Gustavo Elizondo Fallas
Luego de escuchar las desacertadas declaraciones de un líder sindical “de cuyo nombre no quiero acordarme”, quien manifestó ante los diputados que la educación no era esencial y que un niño no moría por la falta de instrucción, se me vinieron a la mente tres sencillas historias de mi pueblo, que demuestran como, para algunas mujeres de esta patria bendita, la educación sí valía oro.
Doña Ángela Monge, mujer nacida con el siglo XX, no tuvo la oportunidad de asistir a la escuela, como hermana mayor le tocó dedicarse desde muy niña al cuido de sus hermanos menores en la entonces lejana tierra del valle de El General; cuando regresó a Santa María, casó con un humilde labriego, que sobrevivía de los jornales mal pagados de los finqueros de entonces. Doña Ángela reservaba siempre unos cinquitos de esta exigua economía familiar para comprarle el uniforme y los útiles escolares a los párvulos que ya estaban en edad escolar; el primer día de clases, según me contaba mi papá, llegaba la recordada señora a la escuela con sus retoños y le decía _don Luis Carlos, aquí le traigo estos muchachos para que me ayude a hacerlos hombres de bien pero sobre todo, que aprendan a leer y escribir, para que no pasen la tristeza de esta madre, por no entender las letras_ Me contaba luego uno de sus hijos, que doña Ángela se sentaba con ellos mientras hacían la tarea y aunque no entendiera lo que escribían, se quedaba acompañándoles hasta que terminaban sus deberes escolares.
Doña Chepita Ureña, una gran madre que aparte de sus tres hijos, le tocó hacerse cargo de otros tres de vientres ajenos, se casó con don Rafael, quien por circunstancias de la vida, era analfabeto. En algún momento surgió la posibilidad de un mejor trabajo, pero se requería mínimo saber leer y escribir; doña Chepita no lo dudó, buscó sus cuadernos de escuela que aún conservaba y con más cariño que didáctica, empezó a darle clases a su esposo, de tal manera que don Rafael logró conocer sus primeras letras y tuvo la oportunidad de esa mejor oportunidad laboral.
La última historia está contenida en las memorias de don Efraín Chacón, el patriarca de San Gerardo de Dota; cuando junto a su hermano Federico se trasladó a Providencia de Dota y luego ribera arriba hasta lo que luego sería San Gerardo, sus esposas, hermanas también, Caridad y Claudina, a falta de una escuela cerca, se convirtieron en las maestras de sus hijos e hijas mayores; cuando por fin llegó un maestro a las orillas del Savegre, donde estas familias se establecieron, se sorprendió que los muchachos ya sabían leer y escribir con total dominio de las letras, de sobra decir que Cary y Nina, la única educación que habían recibido era la primaria en la Escuela de San Marcos, pero tenían mucho más vocación que algunos que durante la huelga pasada nos demostraron que para ellos están primero sus prebendas y muy por debajo de sus prioridades, los niños.

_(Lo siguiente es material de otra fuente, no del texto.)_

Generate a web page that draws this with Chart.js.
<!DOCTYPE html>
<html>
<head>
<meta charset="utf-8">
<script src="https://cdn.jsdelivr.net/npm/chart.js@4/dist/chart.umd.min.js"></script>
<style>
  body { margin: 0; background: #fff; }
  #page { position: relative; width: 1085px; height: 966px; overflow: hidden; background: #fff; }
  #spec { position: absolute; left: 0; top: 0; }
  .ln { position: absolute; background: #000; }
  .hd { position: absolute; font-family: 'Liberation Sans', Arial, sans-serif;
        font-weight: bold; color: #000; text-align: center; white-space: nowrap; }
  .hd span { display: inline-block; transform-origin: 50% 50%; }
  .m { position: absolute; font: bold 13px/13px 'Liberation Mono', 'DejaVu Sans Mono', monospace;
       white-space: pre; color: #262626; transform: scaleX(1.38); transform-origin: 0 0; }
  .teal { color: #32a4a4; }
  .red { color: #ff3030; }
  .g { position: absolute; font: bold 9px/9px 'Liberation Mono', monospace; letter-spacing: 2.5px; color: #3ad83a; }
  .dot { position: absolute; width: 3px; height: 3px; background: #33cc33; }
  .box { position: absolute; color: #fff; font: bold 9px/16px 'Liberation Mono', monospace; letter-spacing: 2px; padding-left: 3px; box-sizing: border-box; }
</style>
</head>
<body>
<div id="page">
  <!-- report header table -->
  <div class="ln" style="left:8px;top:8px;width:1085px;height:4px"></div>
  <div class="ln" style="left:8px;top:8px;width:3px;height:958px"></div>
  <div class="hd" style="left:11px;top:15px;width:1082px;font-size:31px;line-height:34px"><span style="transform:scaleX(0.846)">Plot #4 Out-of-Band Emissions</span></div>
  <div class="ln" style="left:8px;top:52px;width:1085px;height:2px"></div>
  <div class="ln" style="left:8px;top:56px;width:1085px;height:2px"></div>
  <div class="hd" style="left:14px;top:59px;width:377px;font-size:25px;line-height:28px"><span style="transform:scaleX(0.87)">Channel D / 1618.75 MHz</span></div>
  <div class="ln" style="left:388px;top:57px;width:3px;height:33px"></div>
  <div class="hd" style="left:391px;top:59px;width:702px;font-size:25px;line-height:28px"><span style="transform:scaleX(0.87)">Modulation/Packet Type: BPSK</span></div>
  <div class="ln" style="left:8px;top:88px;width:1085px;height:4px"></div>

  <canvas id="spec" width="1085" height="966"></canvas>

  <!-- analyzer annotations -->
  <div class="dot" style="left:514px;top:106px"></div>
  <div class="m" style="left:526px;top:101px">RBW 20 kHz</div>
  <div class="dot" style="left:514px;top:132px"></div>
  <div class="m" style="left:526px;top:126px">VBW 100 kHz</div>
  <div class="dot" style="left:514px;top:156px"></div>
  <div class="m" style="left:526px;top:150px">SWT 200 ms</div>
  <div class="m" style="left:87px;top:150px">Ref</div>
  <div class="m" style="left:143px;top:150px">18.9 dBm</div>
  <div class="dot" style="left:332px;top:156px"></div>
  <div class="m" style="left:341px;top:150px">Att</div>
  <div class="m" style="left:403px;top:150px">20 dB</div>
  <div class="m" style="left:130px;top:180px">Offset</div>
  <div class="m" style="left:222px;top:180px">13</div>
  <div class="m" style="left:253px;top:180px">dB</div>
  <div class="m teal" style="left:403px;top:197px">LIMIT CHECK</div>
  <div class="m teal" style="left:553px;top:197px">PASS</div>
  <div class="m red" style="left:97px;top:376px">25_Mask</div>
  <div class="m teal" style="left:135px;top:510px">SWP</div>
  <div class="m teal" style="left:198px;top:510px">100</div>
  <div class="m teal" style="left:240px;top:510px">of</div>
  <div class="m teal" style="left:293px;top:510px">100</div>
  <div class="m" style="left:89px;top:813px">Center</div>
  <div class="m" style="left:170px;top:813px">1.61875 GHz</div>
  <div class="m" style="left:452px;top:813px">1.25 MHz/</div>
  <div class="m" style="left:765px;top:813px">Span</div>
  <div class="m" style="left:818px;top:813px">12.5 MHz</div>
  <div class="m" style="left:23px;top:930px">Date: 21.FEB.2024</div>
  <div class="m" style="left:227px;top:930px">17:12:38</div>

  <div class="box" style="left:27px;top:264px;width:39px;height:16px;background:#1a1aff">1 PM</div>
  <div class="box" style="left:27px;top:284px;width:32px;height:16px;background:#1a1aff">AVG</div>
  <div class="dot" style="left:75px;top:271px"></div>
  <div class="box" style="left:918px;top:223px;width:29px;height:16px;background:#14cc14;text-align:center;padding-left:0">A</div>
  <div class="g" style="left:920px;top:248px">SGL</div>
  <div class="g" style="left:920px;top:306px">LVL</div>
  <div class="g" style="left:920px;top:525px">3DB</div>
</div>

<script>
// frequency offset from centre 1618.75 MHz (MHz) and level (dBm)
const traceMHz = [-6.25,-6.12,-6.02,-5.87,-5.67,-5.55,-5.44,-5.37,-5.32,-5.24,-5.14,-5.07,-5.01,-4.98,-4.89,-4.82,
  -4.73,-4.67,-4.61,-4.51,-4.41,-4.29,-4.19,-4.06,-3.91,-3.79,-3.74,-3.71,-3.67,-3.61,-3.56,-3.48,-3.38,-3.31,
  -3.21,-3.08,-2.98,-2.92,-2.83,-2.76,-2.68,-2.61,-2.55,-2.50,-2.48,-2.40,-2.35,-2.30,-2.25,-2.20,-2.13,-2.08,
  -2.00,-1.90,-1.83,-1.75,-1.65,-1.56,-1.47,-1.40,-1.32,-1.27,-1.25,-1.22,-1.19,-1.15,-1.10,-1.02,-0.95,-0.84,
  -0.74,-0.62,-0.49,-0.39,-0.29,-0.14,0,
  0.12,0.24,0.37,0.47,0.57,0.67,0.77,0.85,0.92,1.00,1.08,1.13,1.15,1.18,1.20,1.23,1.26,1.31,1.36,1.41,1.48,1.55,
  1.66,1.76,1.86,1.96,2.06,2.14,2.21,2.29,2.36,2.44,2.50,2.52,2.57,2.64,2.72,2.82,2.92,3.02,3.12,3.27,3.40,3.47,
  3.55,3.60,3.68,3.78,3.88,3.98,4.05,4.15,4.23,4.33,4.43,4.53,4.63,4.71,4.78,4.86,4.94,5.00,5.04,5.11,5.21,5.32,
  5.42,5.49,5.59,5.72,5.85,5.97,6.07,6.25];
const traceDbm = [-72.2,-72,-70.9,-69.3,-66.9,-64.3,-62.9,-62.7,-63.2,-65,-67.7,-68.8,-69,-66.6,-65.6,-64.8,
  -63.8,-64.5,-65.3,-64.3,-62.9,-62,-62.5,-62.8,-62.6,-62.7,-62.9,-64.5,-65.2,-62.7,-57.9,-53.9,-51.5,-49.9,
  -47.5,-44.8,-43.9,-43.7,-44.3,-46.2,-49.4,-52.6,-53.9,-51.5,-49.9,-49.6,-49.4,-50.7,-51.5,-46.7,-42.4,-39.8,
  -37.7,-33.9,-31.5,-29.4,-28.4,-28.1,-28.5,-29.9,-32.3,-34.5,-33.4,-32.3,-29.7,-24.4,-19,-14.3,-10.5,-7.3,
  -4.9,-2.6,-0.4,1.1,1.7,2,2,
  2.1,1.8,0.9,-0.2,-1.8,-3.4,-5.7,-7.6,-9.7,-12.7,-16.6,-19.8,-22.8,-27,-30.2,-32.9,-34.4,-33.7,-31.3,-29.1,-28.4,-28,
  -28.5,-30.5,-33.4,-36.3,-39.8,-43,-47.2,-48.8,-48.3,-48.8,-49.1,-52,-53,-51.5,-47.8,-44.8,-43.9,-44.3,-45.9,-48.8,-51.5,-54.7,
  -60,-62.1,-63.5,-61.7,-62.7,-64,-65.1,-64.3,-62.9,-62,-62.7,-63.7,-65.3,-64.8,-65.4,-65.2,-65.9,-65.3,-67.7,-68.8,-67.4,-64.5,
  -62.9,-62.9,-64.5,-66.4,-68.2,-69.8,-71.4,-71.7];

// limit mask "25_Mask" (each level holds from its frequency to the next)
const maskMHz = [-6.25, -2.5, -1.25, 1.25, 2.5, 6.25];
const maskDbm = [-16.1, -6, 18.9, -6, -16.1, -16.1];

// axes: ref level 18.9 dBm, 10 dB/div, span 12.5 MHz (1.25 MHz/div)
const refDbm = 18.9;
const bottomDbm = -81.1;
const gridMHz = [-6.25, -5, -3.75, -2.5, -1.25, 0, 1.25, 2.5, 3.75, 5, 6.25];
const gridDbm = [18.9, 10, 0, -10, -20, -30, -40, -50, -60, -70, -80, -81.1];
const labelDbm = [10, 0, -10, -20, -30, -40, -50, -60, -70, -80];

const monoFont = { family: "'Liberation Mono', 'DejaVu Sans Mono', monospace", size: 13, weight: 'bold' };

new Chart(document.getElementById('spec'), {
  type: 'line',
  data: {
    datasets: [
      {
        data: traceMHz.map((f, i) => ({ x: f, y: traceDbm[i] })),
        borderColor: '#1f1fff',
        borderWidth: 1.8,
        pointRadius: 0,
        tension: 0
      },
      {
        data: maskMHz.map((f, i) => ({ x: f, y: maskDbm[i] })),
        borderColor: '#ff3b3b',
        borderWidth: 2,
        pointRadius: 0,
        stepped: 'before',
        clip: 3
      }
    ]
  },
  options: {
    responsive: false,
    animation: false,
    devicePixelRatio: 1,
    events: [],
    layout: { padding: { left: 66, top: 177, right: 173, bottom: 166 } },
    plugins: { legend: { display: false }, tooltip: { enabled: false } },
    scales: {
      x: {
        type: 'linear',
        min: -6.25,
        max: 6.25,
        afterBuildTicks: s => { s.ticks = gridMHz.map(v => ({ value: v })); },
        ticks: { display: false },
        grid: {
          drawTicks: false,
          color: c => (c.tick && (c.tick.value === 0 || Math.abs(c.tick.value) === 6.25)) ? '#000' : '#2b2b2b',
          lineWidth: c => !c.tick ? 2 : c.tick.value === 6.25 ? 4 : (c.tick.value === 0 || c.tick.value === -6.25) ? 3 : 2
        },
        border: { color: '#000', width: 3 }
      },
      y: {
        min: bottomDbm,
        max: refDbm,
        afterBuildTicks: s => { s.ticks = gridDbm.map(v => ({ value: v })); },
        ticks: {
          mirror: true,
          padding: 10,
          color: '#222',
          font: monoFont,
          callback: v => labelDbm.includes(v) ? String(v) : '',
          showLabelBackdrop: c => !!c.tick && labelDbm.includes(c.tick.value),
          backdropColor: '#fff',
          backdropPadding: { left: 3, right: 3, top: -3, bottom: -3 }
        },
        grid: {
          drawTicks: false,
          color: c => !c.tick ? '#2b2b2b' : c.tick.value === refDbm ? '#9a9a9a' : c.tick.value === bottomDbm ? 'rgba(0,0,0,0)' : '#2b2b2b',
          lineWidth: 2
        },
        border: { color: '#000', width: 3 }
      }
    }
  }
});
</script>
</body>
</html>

Estas grandes mujeres, todas ellas hoy en el regazo del Señor, si entendieron que la educación significa para el niño la diferencia entre la luz y la oscuridad, entre la prosperidad y la pobreza, entre la felicidad y la frustración; duerman tranquilas en el sueño de los justos, ustedes si merecen que nos paremos un momento en el camino de la vida y las recordemos con respeto, habrá otros que no merecen, ni siquiera que recordemos sus nombres.